The Broad Geopolitical Impact
The ripple effects of Britain’s defence shortfalls extend well beyond London:
- NATO Cohesion: Europe remains almost entirely dependent on US command-and-control for ballistic missile defence. With the UK unable to shield its own territory from peer threats, NATO’s eastern flank is exposed. This dependence is a major geopolitical liability, especially as shifting political winds—and moments where Trump exposed Washington’s deepest weaknesses—raise doubts about US alliance commitments.
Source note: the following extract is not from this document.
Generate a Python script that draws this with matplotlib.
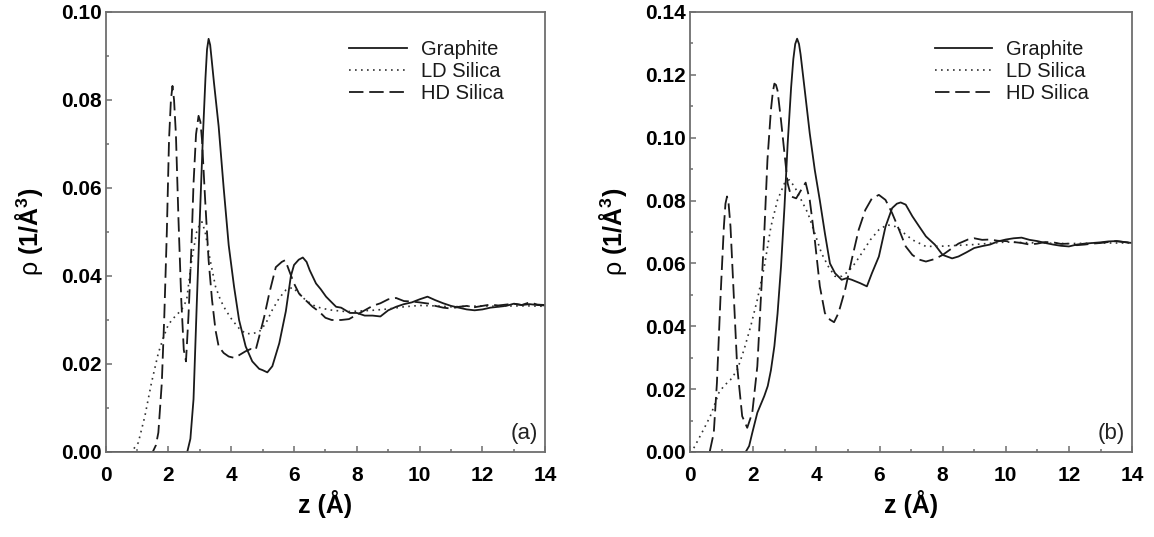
import numpy as np
import matplotlib as mpl
mpl.use("Agg")
import matplotlib.pyplot as plt
from matplotlib.ticker import MultipleLocator, FormatStrFormatter

mpl.rcParams["font.family"] = ["Liberation Sans", "DejaVu Sans"]
mpl.rcParams["mathtext.fontset"] = "custom"
mpl.rcParams["mathtext.rm"] = "Liberation Sans"
mpl.rcParams["mathtext.bf"] = "Liberation Sans:bold"

# density profiles, columns are z (A) and rho (1/A^3)
graphite_a = np.array([
    [0, 0], [2.6, 0], [2.7, 0.003], [2.8, 0.012], [2.9, 0.033], [3.0, 0.053],
    [3.1, 0.072], [3.18, 0.085], [3.23, 0.0915], [3.28, 0.0939], [3.33, 0.0925],
    [3.38, 0.089], [3.45, 0.084], [3.6, 0.074], [3.76, 0.060], [3.92, 0.047],
    [4.09, 0.0376], [4.25, 0.030], [4.46, 0.024], [4.67, 0.0206], [4.89, 0.0189],
    [5.0, 0.0186], [5.15, 0.0181], [5.31, 0.0195], [5.53, 0.0247], [5.74, 0.032],
    [5.9, 0.040], [6.0, 0.0425], [6.15, 0.0437], [6.28, 0.0442], [6.4, 0.0432],
    [6.5, 0.0413], [6.7, 0.0383], [6.85, 0.037], [7.02, 0.0353], [7.2, 0.034],
    [7.34, 0.033], [7.5, 0.0328], [7.78, 0.0316], [8.0, 0.0316], [8.25, 0.031],
    [8.5, 0.031], [8.75, 0.0308], [9.0, 0.0322], [9.25, 0.033], [9.5, 0.0336],
    [9.75, 0.034], [10.0, 0.0347], [10.25, 0.0353], [10.5, 0.0345],
    [10.75, 0.0338], [11.0, 0.0332], [11.25, 0.0328], [11.5, 0.0324],
    [11.75, 0.0322], [12.0, 0.0324], [12.25, 0.0328], [12.5, 0.033],
    [12.75, 0.0332], [13.0, 0.0337], [13.25, 0.0334], [13.5, 0.0336],
    [13.75, 0.0334], [14.0, 0.0333]])

ld_silica_a = np.array([
    [0, 0], [0.82, 0], [1.04, 0.0021], [1.25, 0.0081], [1.46, 0.0157],
    [1.68, 0.0225], [1.84, 0.026], [2.0, 0.029], [2.21, 0.0308], [2.42, 0.0323],
    [2.58, 0.0345], [2.74, 0.0436], [2.90, 0.050], [3.0, 0.0518], [3.07, 0.0523],
    [3.17, 0.050], [3.33, 0.0436], [3.50, 0.0376], [3.66, 0.0345], [3.82, 0.0323],
    [4.03, 0.030], [4.25, 0.0281], [4.46, 0.0269], [4.67, 0.0269], [4.89, 0.0273],
    [5.10, 0.0292], [5.31, 0.0323], [5.53, 0.035], [5.74, 0.0368], [5.96, 0.0374],
    [6.16, 0.036], [6.37, 0.0345], [6.70, 0.033], [7.12, 0.0323], [7.66, 0.0319],
    [8.0, 0.032], [8.5, 0.0322], [9.0, 0.0325], [9.5, 0.033], [10.0, 0.0333],
    [10.5, 0.0332], [11.0, 0.033], [11.5, 0.0331], [12.0, 0.0332], [12.5, 0.0331],
    [13.0, 0.0332], [13.5, 0.0332], [14.0, 0.0331]])

hd_silica_a = np.array([
    [0, 0], [1.5, 0], [1.6, 0.0015], [1.68, 0.0044], [1.79, 0.0157], [1.87, 0.031],
    [1.95, 0.050], [2.02, 0.071], [2.08, 0.080], [2.13, 0.0832], [2.18, 0.080],
    [2.24, 0.072], [2.32, 0.053], [2.41, 0.0345], [2.49, 0.0232], [2.56, 0.0206],
    [2.64, 0.031], [2.73, 0.046], [2.80, 0.061], [2.88, 0.0722], [2.96, 0.0764],
    [3.02, 0.075], [3.07, 0.0709], [3.17, 0.0573], [3.28, 0.0436], [3.39, 0.0345],
    [3.50, 0.0277], [3.60, 0.024], [3.76, 0.0225], [3.92, 0.0217], [4.09, 0.0214],
    [4.25, 0.022], [4.46, 0.0229], [4.62, 0.0234], [4.78, 0.0232], [4.89, 0.0262],
    [5.05, 0.0307], [5.21, 0.036], [5.42, 0.042], [5.61, 0.0432], [5.72, 0.0436],
    [5.84, 0.0413], [6.0, 0.0383], [6.16, 0.036], [6.37, 0.0345], [6.59, 0.033],
    [6.80, 0.0319], [7.0, 0.0305], [7.2, 0.030], [7.5, 0.030], [7.75, 0.0302],
    [8.0, 0.0312], [8.25, 0.0322], [8.5, 0.0332], [8.75, 0.0338], [9.0, 0.0347],
    [9.25, 0.035], [9.5, 0.0343], [9.75, 0.0342], [10.0, 0.034], [10.3, 0.0337],
    [10.5, 0.0332], [10.75, 0.0328], [11.0, 0.0326], [11.25, 0.033], [11.5, 0.0332],
    [11.75, 0.0329], [12.0, 0.0332], [12.25, 0.0335], [12.5, 0.0333],
    [12.75, 0.0335], [13.0, 0.0337], [13.25, 0.0334], [13.5, 0.034],
    [13.75, 0.0335], [14.0, 0.0334]])

graphite_b = np.array([
    [0, 0], [1.76, 0], [1.87, 0.0019], [1.97, 0.0061], [2.13, 0.0125], [2.35, 0.0178],
    [2.46, 0.021], [2.56, 0.026], [2.67, 0.0337], [2.77, 0.044], [2.88, 0.059],
    [2.99, 0.078], [3.09, 0.098], [3.20, 0.116], [3.27, 0.125], [3.33, 0.1298],
    [3.39, 0.1315], [3.45, 0.1298], [3.50, 0.1265], [3.63, 0.1153], [3.79, 0.1014],
    [3.95, 0.0897], [4.11, 0.080], [4.27, 0.0696], [4.43, 0.060], [4.59, 0.0569],
    [4.80, 0.0548], [4.96, 0.0553], [5.12, 0.0548], [5.39, 0.0537], [5.60, 0.0527],
    [5.76, 0.0569], [5.98, 0.0622], [6.19, 0.0717], [6.40, 0.0776], [6.55, 0.079],
    [6.67, 0.0794], [6.83, 0.0787], [7.04, 0.075], [7.26, 0.0717], [7.47, 0.0686],
    [7.75, 0.066], [8.0, 0.0627], [8.3, 0.0616], [8.5, 0.0622], [8.75, 0.0635],
    [9.0, 0.0649], [9.25, 0.0655], [9.5, 0.066], [9.75, 0.067], [10.0, 0.0676],
    [10.25, 0.068], [10.5, 0.0682], [10.75, 0.0675], [11.0, 0.0671],
    [11.25, 0.0665], [11.5, 0.066], [11.75, 0.0656], [12.0, 0.0654],
    [12.25, 0.066], [12.5, 0.0663], [12.75, 0.0665], [13.0, 0.0667],
    [13.25, 0.067], [13.5, 0.0671], [13.75, 0.0668], [14.0, 0.0665]])

ld_silica_b = np.array([
    [0, 0], [0.05, 0], [0.21, 0.003], [0.43, 0.0072], [0.64, 0.0114], [0.80, 0.0157],
    [0.91, 0.0188], [1.07, 0.021], [1.28, 0.023], [1.49, 0.026], [1.71, 0.0326],
    [1.92, 0.040], [2.13, 0.0485], [2.35, 0.059], [2.56, 0.0717], [2.77, 0.0802],
    [2.99, 0.0855], [3.14, 0.0866], [3.31, 0.0844], [3.52, 0.0802], [3.73, 0.076],
    [3.95, 0.0696], [4.16, 0.0633], [4.38, 0.059], [4.59, 0.0559], [4.80, 0.0559],
    [5.02, 0.0575], [5.23, 0.0601], [5.44, 0.0633], [5.71, 0.0675], [5.98, 0.0707],
    [6.24, 0.0723], [6.51, 0.0717], [6.78, 0.0696], [7.04, 0.0675], [7.47, 0.0654],
    [8.0, 0.0655], [9.0, 0.066], [10.0, 0.0668], [11.0, 0.0665], [12.0, 0.0663],
    [13.0, 0.0665], [14.0, 0.0665]])

hd_silica_b = np.array([
    [0, 0], [0.62, 0], [0.75, 0.0061], [0.85, 0.022], [0.96, 0.0485], [1.07, 0.0717],
    [1.12, 0.079], [1.17, 0.0813], [1.22, 0.079], [1.28, 0.0717], [1.39, 0.0485],
    [1.49, 0.0273], [1.65, 0.0114], [1.81, 0.0077], [1.97, 0.0125], [2.13, 0.0273],
    [2.24, 0.0485], [2.35, 0.0696], [2.45, 0.0929], [2.56, 0.1088], [2.62, 0.1145],
    [2.67, 0.1172], [2.72, 0.1168], [2.77, 0.115], [2.88, 0.1055], [2.99, 0.095],
    [3.09, 0.0855], [3.20, 0.0813], [3.36, 0.0807], [3.52, 0.0834], [3.66, 0.0857],
    [3.79, 0.0802], [3.95, 0.0675], [4.11, 0.0527], [4.27, 0.0442], [4.43, 0.0421],
    [4.56, 0.0413], [4.70, 0.0442], [4.91, 0.0516], [5.12, 0.0612], [5.34, 0.0707],
    [5.55, 0.077], [5.76, 0.0807], [5.98, 0.0818], [6.19, 0.0802], [6.40, 0.076],
    [6.62, 0.0707], [6.83, 0.0654], [7.04, 0.0627], [7.26, 0.0612], [7.47, 0.0606],
    [7.75, 0.0614], [8.0, 0.0627], [8.25, 0.0645], [8.5, 0.0663], [8.8, 0.0676],
    [9.0, 0.068], [9.25, 0.0675], [9.5, 0.0676], [9.75, 0.0672], [10.0, 0.0671],
    [10.25, 0.0668], [10.5, 0.0665], [10.75, 0.066], [11.0, 0.0663],
    [11.25, 0.0668], [11.5, 0.0667], [11.75, 0.0662], [12.0, 0.0663],
    [12.25, 0.0658], [12.5, 0.066], [12.75, 0.0663], [13.0, 0.0665],
    [13.25, 0.0668], [13.5, 0.0671], [13.75, 0.0668], [14.0, 0.0665]])

labels = ["Graphite", "LD Silica", "HD Silica"]
panel_names = ["(a)", "(b)"]
y_max = [0.10, 0.14]

ink = "#1a1a1a"
spine_grey = "#6e6e6e"


def draw_panel(ax, graphite, ld, hd, ymax, name):
    ax.plot(graphite[:, 0], graphite[:, 1], color=ink, lw=1.3, label=labels[0])
    ax.plot(ld[:, 0], ld[:, 1], color="#333333", lw=1.2, dashes=(1, 2.6),
            label=labels[1])
    ax.plot(hd[:, 0], hd[:, 1], color=ink, lw=1.3, dashes=(8, 3.2), label=labels[2])

    ax.set_xlim(0, 14)
    ax.set_ylim(0, ymax)
    ax.xaxis.set_major_locator(MultipleLocator(2))
    ax.xaxis.set_minor_locator(MultipleLocator(1))
    ax.yaxis.set_major_locator(MultipleLocator(0.02))
    ax.yaxis.set_minor_locator(MultipleLocator(0.01))
    ax.yaxis.set_major_formatter(FormatStrFormatter("%.2f"))

    for s in ax.spines.values():
        s.set_color(spine_grey)
        s.set_linewidth(1.3)
    ax.tick_params(which="both", direction="in", color=spine_grey, width=1.1,
                   top=False, right=False)
    ax.tick_params(which="major", length=4.3)
    ax.tick_params(which="minor", length=2.5)
    ax.tick_params(axis="x", pad=10)
    ax.tick_params(axis="y", pad=3)
    for lab in ax.get_xticklabels() + ax.get_yticklabels():
        lab.set_fontsize(15)
        lab.set_fontweight("bold")

    ax.set_xlabel("z (Å)", fontsize=18, fontweight="bold", va="center")
    ax.xaxis.set_label_coords(0.5, -0.118)
    ax.set_ylabel(r"$\mathrm{\rho}$ (1/Å$^{\mathbf{3}}$)", fontsize=18,
                  fontweight="bold", va="center")
    ax.yaxis.set_label_coords(-0.174, 0.5)

    leg = ax.legend(loc="upper left", bbox_to_anchor=(0.553, 0.936), frameon=False,
                    fontsize=14.5, borderpad=0, borderaxespad=0, handlelength=2.87,
                    handletextpad=0.7, labelspacing=0.15)
    for t in leg.get_texts():
        t.set_color(ink)

    ax.text(0.984, 0.018, name, transform=ax.transAxes, ha="right", va="bottom",
            fontsize=16, color="#222222")


fig = plt.figure(figsize=(11.54, 5.37), dpi=100)
ax_a = fig.add_axes([0.0915, 0.1583, 0.381, 0.8194])
ax_b = fig.add_axes([0.598, 0.1583, 0.383, 0.8194])

draw_panel(ax_a, graphite_a, ld_silica_a, hd_silica_a, y_max[0], panel_names[0])
draw_panel(ax_b, graphite_b, ld_silica_b, hd_silica_b, y_max[1], panel_names[1])

fig.savefig("out.png", dpi=100)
- Economic Ramifications: The £28 billion procurement gap corners the government: enact severe cuts to conventional forces or take on massive public debt. Maintaining spending at 2.5% of GDP adds an estimated £6 billion annual strain to the post-Brexit economy.
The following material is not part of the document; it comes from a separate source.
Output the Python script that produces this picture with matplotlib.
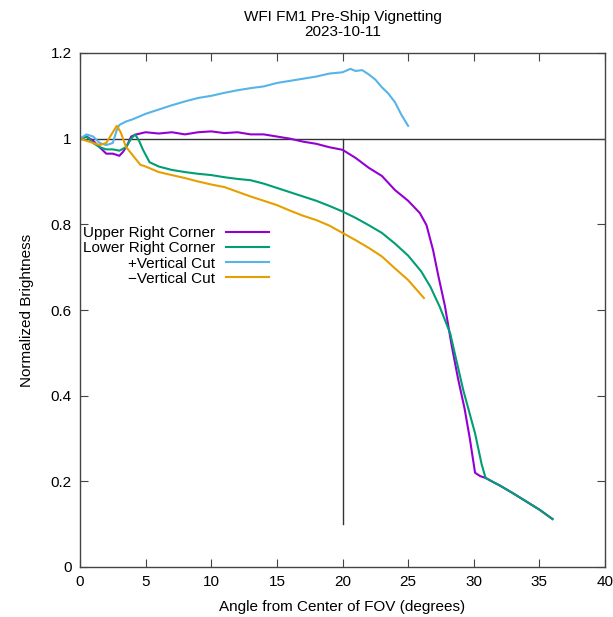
import matplotlib
matplotlib.use('Agg')
import matplotlib.pyplot as plt

plt.rcParams['font.family'] = ['Liberation Sans', 'DejaVu Sans']

# Upper Right Corner
x_upper = [0, 0.5, 1.0, 1.5, 2.0, 2.5, 3.0, 3.3, 3.6, 3.9, 4.3, 5, 6, 7, 8, 9, 10, 11, 12,
           13, 14, 15, 16, 17, 18, 19, 20, 21, 22, 23, 24, 25, 25.9, 26.4, 26.9, 27.3,
           27.8, 28.3, 28.8, 29.3, 29.7, 30.1, 30.5, 30.9, 31.5, 32, 33, 34, 35, 36]
y_upper = [1.0, 1.005, 0.995, 0.98, 0.965, 0.965, 0.96, 0.97, 0.985, 1.005, 1.01, 1.015,
           1.012, 1.015, 1.01, 1.015, 1.017, 1.013, 1.015, 1.01, 1.01, 1.005, 1.0, 0.993,
           0.988, 0.98, 0.974, 0.955, 0.932, 0.913, 0.88, 0.855, 0.826, 0.798, 0.74, 0.68,
           0.61, 0.52, 0.44, 0.37, 0.30, 0.22, 0.212, 0.208, 0.198, 0.19, 0.172, 0.153,
           0.134, 0.112]

# Lower Right Corner
x_lower = [0, 0.5, 1, 1.5, 2, 2.5, 3, 3.5, 3.9, 4.2, 4.5, 4.8, 5.3, 6, 7, 8, 9, 10, 11,
           12, 13, 14, 15, 16, 17, 18, 19, 20, 21, 22, 23, 24, 25, 26, 26.7, 27.4, 28.2,
           29.2, 30.1, 30.6, 30.9, 31.5, 32, 33, 34, 35, 36]
y_lower = [1.0, 1.005, 0.99, 0.98, 0.975, 0.975, 0.972, 0.98, 1.0, 1.01, 0.995, 0.974,
           0.945, 0.935, 0.927, 0.922, 0.918, 0.915, 0.91, 0.906, 0.903, 0.895, 0.885,
           0.875, 0.865, 0.855, 0.843, 0.83, 0.815, 0.798, 0.78, 0.755, 0.727, 0.69, 0.654,
           0.608, 0.546, 0.413, 0.312, 0.24, 0.208, 0.198, 0.19, 0.172, 0.153, 0.134, 0.112]

# +Vertical Cut
x_plus = [0, 0.5, 1, 1.5, 2, 2.5, 2.8, 3, 3.5, 4, 5, 6, 7, 8, 9, 10, 11, 12, 13, 14, 15,
          16, 17, 18, 19, 20, 20.6, 21, 21.5, 22, 22.5, 23, 23.5, 24, 24.5, 25]
y_plus = [1.0, 1.01, 1.005, 0.99, 0.985, 0.99, 1.02, 1.032, 1.04, 1.045, 1.058, 1.068,
          1.078, 1.087, 1.095, 1.1, 1.107, 1.113, 1.118, 1.122, 1.13, 1.135, 1.14, 1.145,
          1.152, 1.155, 1.163, 1.158, 1.16, 1.15, 1.138, 1.12, 1.105, 1.085, 1.055, 1.03]

# -Vertical Cut
x_minus = [0, 0.5, 1, 1.5, 2, 2.4, 2.8, 3.1, 3.5, 4.1, 4.6, 5, 6, 7, 8, 9, 10, 11, 12, 13,
           14, 15, 16, 17, 18, 19, 20, 21, 22, 23, 24, 25, 26, 26.2]
y_minus = [1.0, 0.995, 0.99, 0.985, 0.99, 1.01, 1.03, 1.015, 0.981, 0.958, 0.939, 0.935,
           0.922, 0.915, 0.908, 0.9, 0.893, 0.887, 0.876, 0.865, 0.855, 0.845, 0.832, 0.82,
           0.81, 0.797, 0.78, 0.763, 0.745, 0.725, 0.697, 0.67, 0.635, 0.628]

labels = ['Upper Right Corner', 'Lower Right Corner', '+Vertical Cut', '\u2212Vertical Cut']
colors = ['#9400D3', '#009E73', '#56B4E9', '#E69F00']

x_ticks = [0, 5, 10, 15, 20, 25, 30, 35, 40]
y_ticks = [0, 0.2, 0.4, 0.6, 0.8, 1.0, 1.2]
y_tick_labels = ['0', '0.2', '0.4', '0.6', '0.8', '1', '1.2']

fig = plt.figure(figsize=(6.13, 6.17), dpi=100)
ax = fig.add_axes([80 / 613, 1 - 567 / 617, 525 / 613, 514 / 617])

# reference lines
ax.plot([0, 40], [1, 1], color='#333333', lw=1.0, zorder=1)
ax.plot([20, 20], [0.1, 1.0], color='#333333', lw=1.0, zorder=1)

series = [(x_upper, y_upper), (x_lower, y_lower), (x_plus, y_plus), (x_minus, y_minus)]
for (xs, ys), lab, col in zip(series, labels, colors):
    ax.plot(xs, ys, color=col, lw=1.5, label=lab, zorder=2)

ax.set_xlim(0, 40)
ax.set_ylim(0, 1.2)
ax.set_xticks(x_ticks)
ax.set_yticks(y_ticks)
ax.set_yticklabels(y_tick_labels)
ax.tick_params(direction='in', length=6, width=0.8, top=True, right=True,
               labelsize=11, color='#444444', pad=6)
for sp in ax.spines.values():
    sp.set_color('#444444')
    sp.set_linewidth(1.0)

ax.set_xlabel('Angle from Center of FOV (degrees)', fontsize=11, labelpad=8)
ax.set_ylabel('Normalized Brightness', fontsize=11, labelpad=12)
ax.set_title('WFI FM1 Pre-Ship Vignetting\n2023-10-11', fontsize=11, pad=12, linespacing=1.1)

ax.legend(loc='upper right', bbox_to_anchor=(0.374, 0.678), frameon=False,
          markerfirst=False, labelspacing=0.08, handlelength=2.8, handletextpad=0.7,
          borderpad=0, fontsize=11)

fig.savefig('out.png', dpi=100)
- Market Volatility: The landscape is turbulent for investors. While the push to fix these gaps boosts near-term orders for defence giants, the sheer dysfunction of UK procurement creates headwinds. Stocks for companies like BAE Systems and Rolls-Royce see high volatility as multi-billion-pound delays routinely erode the gains from new contract announcements.
The Bottom Line
The United Kingdom remains a nuclear power with top-tier intelligence. But modern warfare is defined by mass, resilience, and integrated defence grids, not just legacy platforms. Until Whitehall fixes its broken procurement system and plugs the gaps in troop levels and homeland shielding, Britain risks becoming a weak link in the Western alliance—armed with expensive prestige weapons, but structurally exposed to the realities of the drone and missile age.